Nel testo “La Buona Scuola” presentato dal Governo Renzi, fino al 15 novembre sottoposto alla valutazione generale, si prevede che il primo accesso possibile al loro incremento stipendiale avverrebbe dopo sei anni: ma per accedere all’incremento mensile di 60 euro dovranno concorrere con il personale di ruolo. E trattandosi di incentivi da assegnare in base al merito, legato per forza di cose anche all’esperienza professionale, è probabile che nella maggior parte dei casi la scelta del 66% dei docenti “meritevoli” cada proprio su quelli con maggiore anzianità di servizio. Rimandando, in tal caso, di almeno ulteriori tre anni la possibilità di vedersi incrementare la busta paga degli ultimi assunti.
“Riteniamo questo modo di procedere – spiega Marcello Pacifico, presidente Anief e segretario organizzativo Confedir – particolarmente dannoso per coloro che verranno assunti nei ruoli della scuola nei prossimi mesi. Già oggi, infatti, il potere di acquisto dello stipendio dei dipendenti della scuola è di 4-5 punti percentuali sotto il costo della vita. Non osiamo immaginare quanto potrà scendere ancora nei prossimi anni, visto che il contratto rimarrà con ogni probabilità bloccato fino al 2018”.
“Per questi motivi – continua il presidente del giovane sindacato – riteniamo che tutti i neo-assunti abbiano almeno la possibilità di accedere alla mobilità già al termine dell’anno di prova. Anziché permettere loro di presentare domanda di utilizzazione o assegnazione provvisoria solo al termine del terzo anno, l’Anief reputa fondamentale che questa facoltà possa essere concessa al termine dell’anno scolastico durante il quale sono stati immessi in ruolo. Questo comporterebbe un segnale importante, soprattutto nei confronti di chi è collocato in scuole a centinaia di chilometri da casa, con non indifferenti spese di alloggio e trasporti”.
Attualmente, le norme vigenti sulla mobilità dei neo-assunti prevedono che il personale docente ed educativo non può invece presentare domanda di trasferimento dalla decorrenza giuridica dell’assunzione per due anni verso “altri comuni della provincia di titolarità” e per tre anni “per altra provincia”. Tale vincolo riguarda i trasferimenti interprovinciali, poiché nell’anno di immissione in ruolo si può presentare la domanda per ottenere la sede di titolarità in uno dei comuni della provincia (se non si presenta si viene trasferiti d’ufficio); nel corso secondo anno si può fare domanda di trasferimento sempre nell’ambito della provincia di titolarità, anche per altri comuni; al terzo anno si possono chiedere anche sedi di provincia diversa, visto che le operazioni avvengono per l’anno successivo, che è il quarto anno di ruolo.
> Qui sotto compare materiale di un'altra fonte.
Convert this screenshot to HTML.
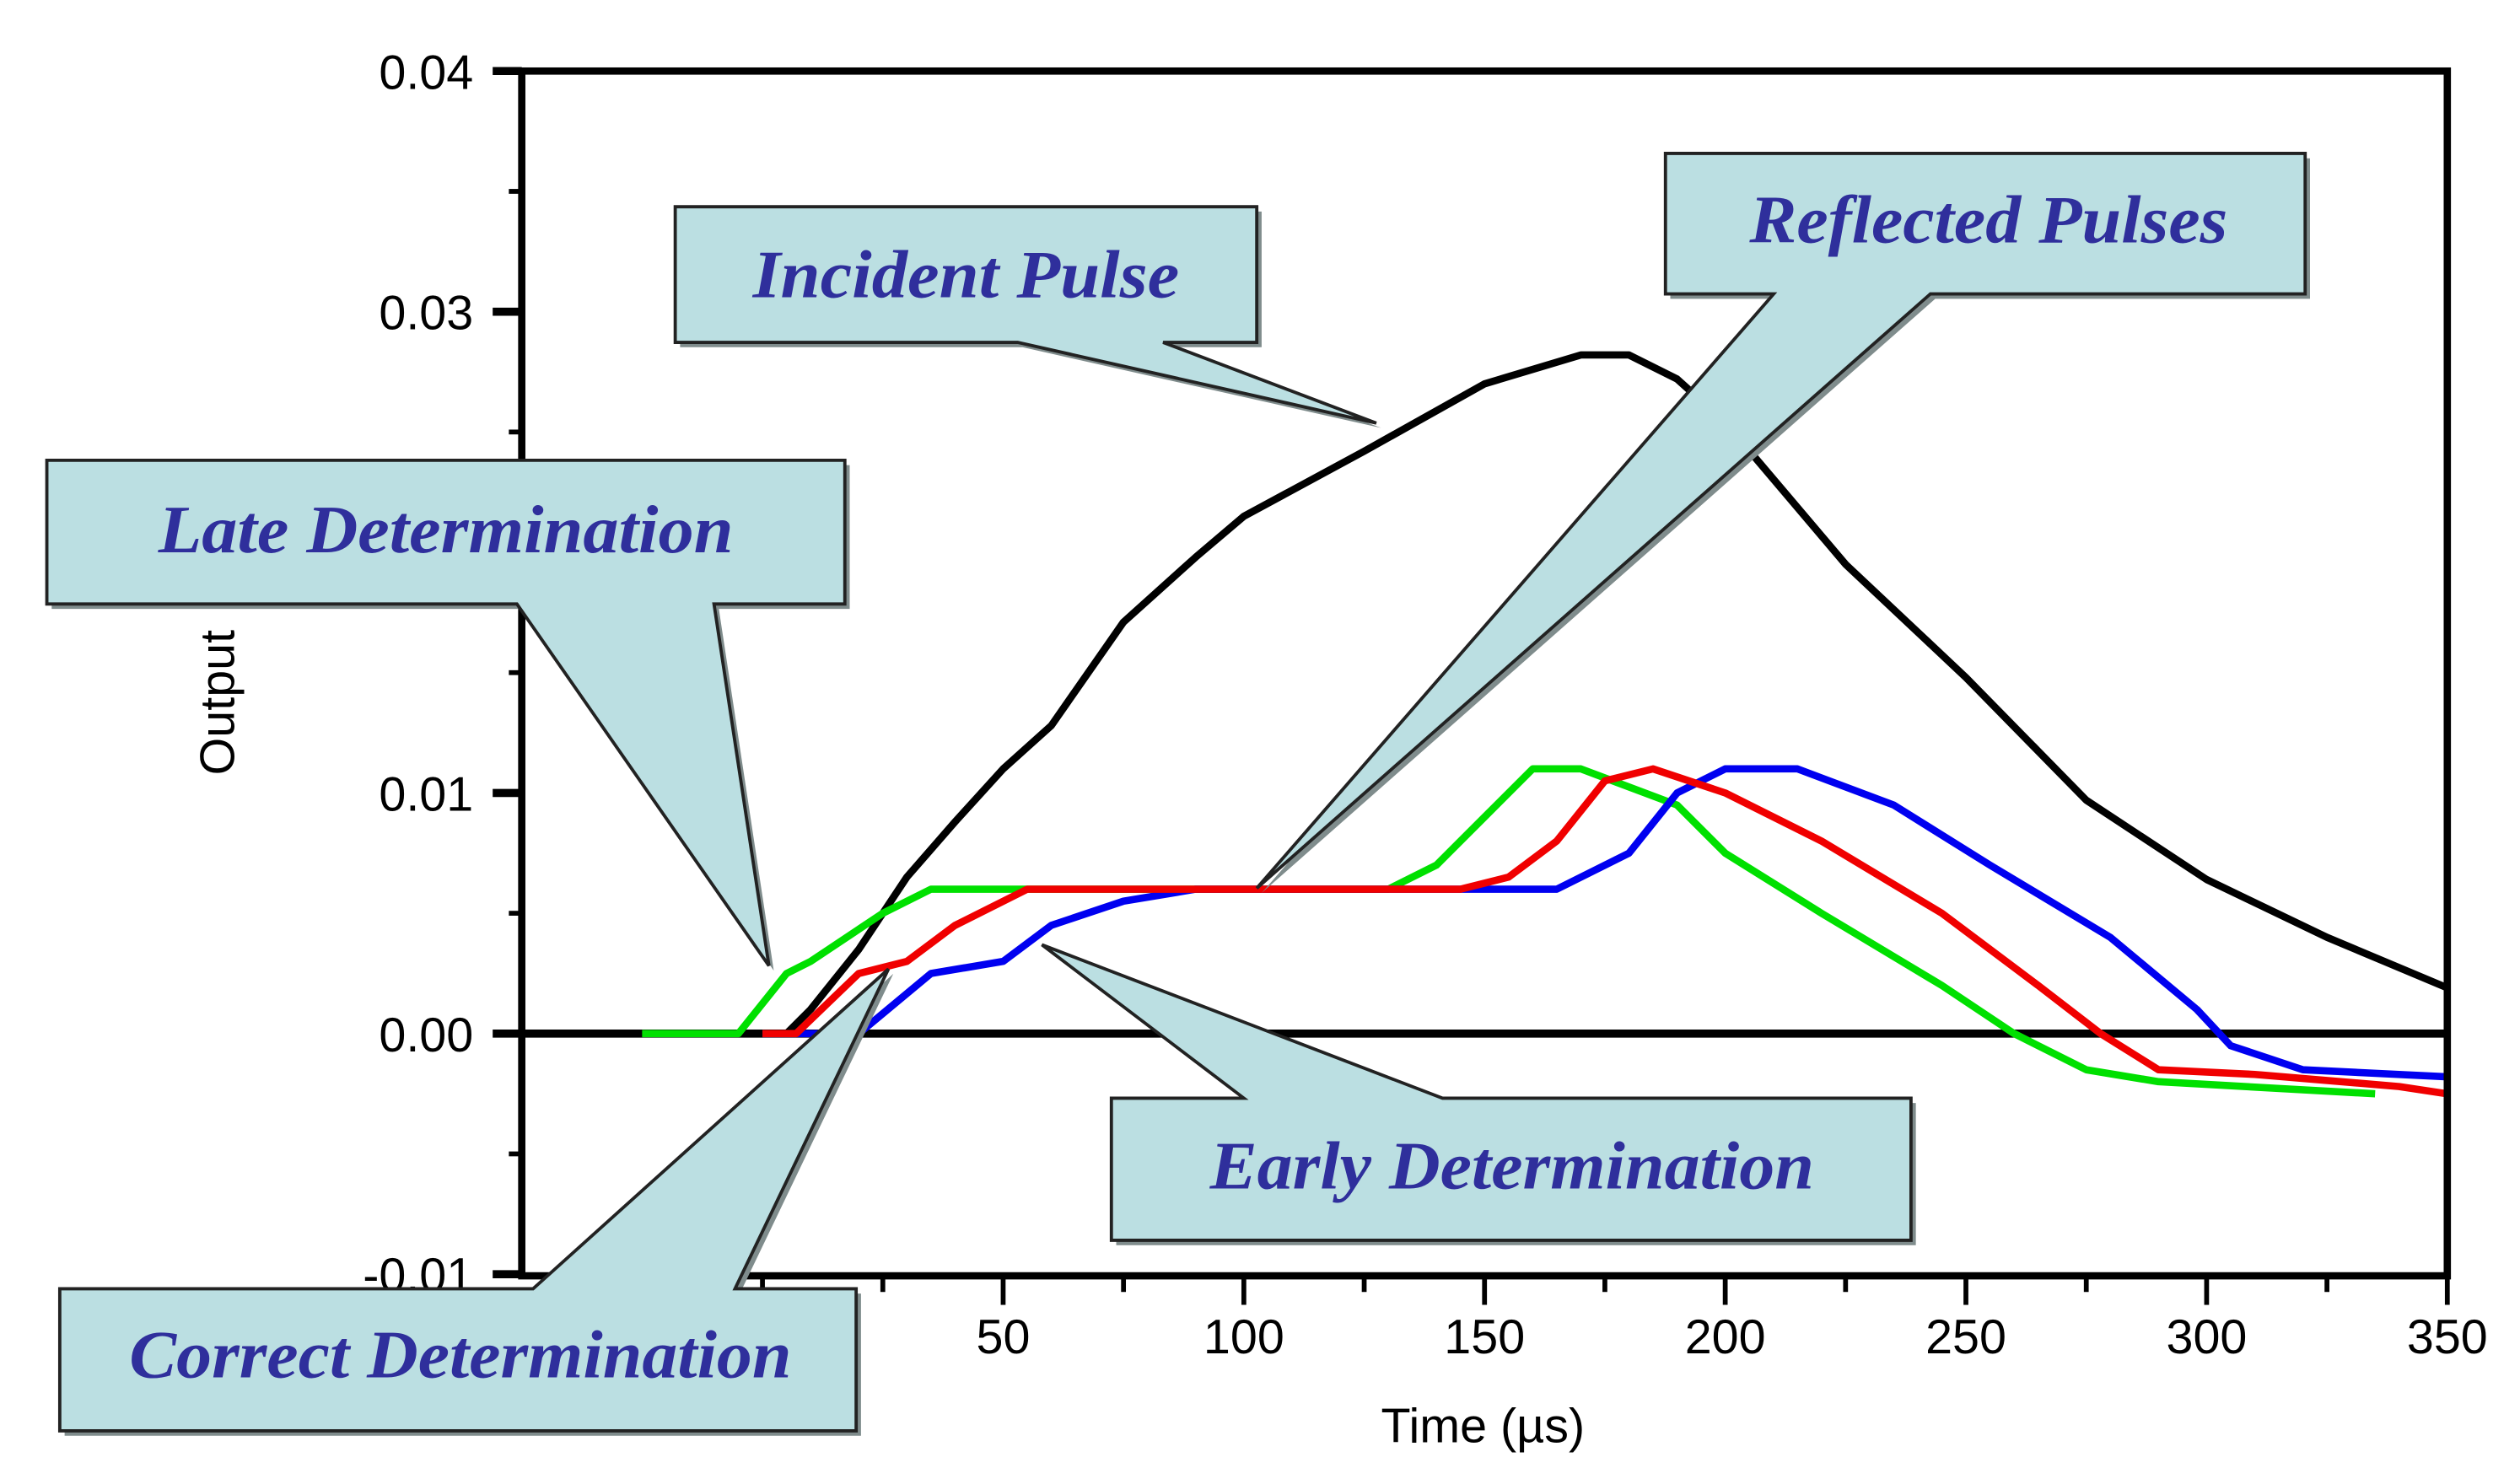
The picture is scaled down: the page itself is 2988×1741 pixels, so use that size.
<!DOCTYPE html>
<html><head><meta charset="utf-8"><style>
html,body{margin:0;padding:0;background:#fff;}
svg{display:block;}
.tick{font-family:"Liberation Sans",sans-serif;font-size:30px;fill:#000;}
.call{font-family:"Liberation Serif",serif;font-style:italic;font-weight:bold;font-size:42px;fill:#2f2f9c;}
</style></head><body>
<svg id="chart" width="2988" height="1741" viewBox="0 0 1560 909" preserveAspectRatio="none" xmlns="http://www.w3.org/2000/svg">
<g id="marks"></g>
<g id="axes"></g>
<g id="callouts"></g>
</svg>
<script>
const xTicks=[50,100,150,200,250,300,350];
const yTicks=[0.04,0.03,0.01,0.00,-0.01];
const yTickLabels=["0.04","0.03","0.01","0.00","-0.01"];
const incidentT=[5,10,20,30,40,50,60,75,90,100,125,150,170,180,190,200,225,250,275,300,325,350];
const incidentV=[0,0.001,0.0035,0.0065,0.0088,0.011,0.0128,0.0171,0.0198,0.0215,0.0242,0.027,0.0282,0.0282,0.0272,0.0254,0.0195,0.0148,0.0097,0.0064,0.004,0.0019];
const greenT=[-25,-5,5,10,25,35,130,140,150,160,170,190,200,220,245,260,275,290,335];
const greenV=[0,0,0.0025,0.003,0.005,0.006,0.006,0.007,0.009,0.011,0.011,0.0095,0.0075,0.005,0.002,0,-0.0015,-0.002,-0.0025];
const redT=[0,7,20,30,40,55,145,155,165,175,185,200,220,245,265,278,290,310,340,350];
const redV=[0,0,0.0025,0.003,0.0045,0.006,0.006,0.0065,0.008,0.0105,0.011,0.01,0.008,0.005,0.002,0,-0.0015,-0.0017,-0.0022,-0.0025];
const blueT=[0,20,35,50,60,75,90,165,180,190,200,215,235,255,280,298,305,320,350];
const blueV=[0,0,0.0025,0.003,0.0045,0.0055,0.006,0.006,0.0075,0.01,0.011,0.011,0.0095,0.007,0.004,0.001,-0.0005,-0.0015,-0.0018];

const L=323,R=1515,T=44,B=790;
function X(t){return 472+(t)*(1515-472)/350;}
function Y(v){return 640-v*14900;}
const NS="http://www.w3.org/2000/svg";
function mk(tag,attrs,parent){const e=document.createElementNS(NS,tag);for(const k in attrs)e.setAttribute(k,attrs[k]);parent.appendChild(e);return e;}
const marks=document.getElementById('marks'),axes=document.getElementById('axes'),co=document.getElementById('callouts');

function series(ts,vs,color,name){
  const d=ts.map((t,i)=>(i?'L':'M')+X(t).toFixed(1)+','+Y(vs[i]).toFixed(1)).join(' ');
  const p=mk('path',{d:d,fill:'none',stroke:color,'stroke-width':4.5,'stroke-linejoin':'round'},marks);
  
  
}
const z=mk('line',{x1:L,x2:R,y1:Y(0),y2:Y(0),stroke:'#000','stroke-width':5},marks);


series(incidentT,incidentV,'#000','incident-pulse-line');
series(greenT,greenV,'#00e000','late-determination-line');
series(blueT,blueV,'#0000f0','early-determination-line');
series(redT,redV,'#f00000','correct-determination-line');

const fr=mk('rect',{x:L,y:T,width:R-L,height:B-T,fill:'none',stroke:'#000','stroke-width':4.5},axes);


for(let t=-25;t<=350;t+=25){
  const major=t%50===0;
  const tk=mk('line',{x1:X(t),x2:X(t),y1:B,y2:B+(major?18:10),stroke:'#000','stroke-width':3},axes);
  
  
}
xTicks.forEach(t=>{
  const tx=mk('text',{x:X(t),y:B+48,'text-anchor':'middle',class:'tick'},axes);
  tx.textContent=String(t);
  
  
});
for(let i=-2;i<=8;i++){
  const v=i*0.005;const major=i%2===0;
  const tk=mk('line',{x1:L,x2:L-(major?18:8),y1:Y(v),y2:Y(v),stroke:'#000','stroke-width':major?5:3},axes);
  
  
}
yTicks.forEach((v,i)=>{
  const tx=mk('text',{x:L-30,y:Y(v)+11,'text-anchor':'end',class:'tick'},axes);
  tx.textContent=yTickLabels[i];
  
  
});
const xl=mk('text',{x:918,y:893,'text-anchor':'middle',class:'tick','font-size':36},axes);
xl.textContent='Time (µs)';


const yl=mk('text',{x:0,y:0,'text-anchor':'middle',class:'tick','font-size':34,transform:'translate(145,435) rotate(-90)'},axes);
yl.textContent='Output';



function callout(name,x,y,w,h,p1,p2,tip,label,tx,ty,tl){
  const g=mk('g',{},co);
  
  
  let poly;
  if(p1[1]===y+h){poly=[[x,y],[x+w,y],[x+w,y+h],p2,tip,p1,[x,y+h]];}
  else {poly=[[x,y],p1,tip,p2,[x+w,y],[x+w,y+h],[x,y+h]];}
  mk('polygon',{points:poly.map(p=>(p[0]+3)+','+(p[1]+3)).join(' '),fill:'#7f8c8c'},g);
  mk('polygon',{points:poly.map(p=>p.join(',')).join(' '),fill:'#bbdfe2',stroke:'#222','stroke-width':2},g);
  const t=mk('text',{x:tx,y:ty,'text-anchor':'middle',class:'call',textLength:tl,lengthAdjust:'spacingAndGlyphs'},g);
  t.textContent=label;
}
callout('incident-pulse-callout',418,128,360,84,[630,212],[720,212],[852,262],'Incident Pulse',598,184,264);
callout('reflected-pulses-callout',1031,95,396,87,[1098,182],[1195,182],[778,550],'Reflected Pulses',1231,150,296);
callout('late-determination-callout',29,285,494,89,[320,374],[442,374],[476,598],'Late Determination',276,342,356);
callout('early-determination-callout',688,680,495,88,[770,680],[893,680],[645,585],'Early Determination',936,736,374);
callout('correct-determination-callout',37,798,493,88,[330,798],[455,798],[550,600],'Correct Determination',285,853,410);
</script>
</body></html>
Tutto questo è regolato dalla legge 128/2013, che ha ricondotto il vincolo alla mobilità interprovinciale per i neo assunti a 3 anni, dopo che la Lega Nord aveva addirittura allargato il blocco dei trasferimenti a cinque anni attraverso la superata Legge 106/2011.
“Il provvedimento è stato calmierato, ma non basta, perché – spiega ancora Pacifico –, con la ‘Buona Scuola’ il Governo ha intenzione di procedere alle assunzioni anche in province e regioni diverse da quelle in cui si è collocati nelle GaE: si tratta di una possibilità che scatterebbe in tutti quei casi, non rari, in cui i posti vacanti sono presenti solo in determinati posti. Il docente verrebbe messo così ‘alle strette’: ma di fronte alla possibilità di essere immessi in ruolo, la maggior parte accetterà il compromesso. Ora, però, gli sia dia almeno la possibilità di avvicinarsi a casa dopo l’anno di ‘straordinariato’. Si tratta di un provvedimento importante, a tutela della qualità della vita del lavoratore e dalla sua famiglia”.
Anche perché quella di bloccare la sede di lavoro per così tanto tempo è un'ingerenza tutta italiana, in palese contrasto con l'articolo 8 della Convenzione e la giurisprudenza europea in tema di diritto familiare. Anief annuncia sin d’ora l’intenzione di tutelare i legami familiari delle diverse migliaia di docenti che nei mesi prossimi verranno assunti fuori residenza, rivolgendosi al giudice del lavoro.
“Se non dovesse essere sufficiente – spiega ancora il presidente Pacifico - chiederemo il rinvio della norma alla Consulta, per la violazione dell'articolo 8 della Cedu. E se necessario ricorreremo al giudizio della Corte di Strasburgo. Perché, come ribadito più volte negli ultimi anni dalla giurisprudenza internazionale - conclude il presidente dell'Anief -, lo Stato ha il dovere di adottare tutte le misure necessarie al rispetto della vita parentale e alla relazioni tra gli individui appartenenti a una famiglia”.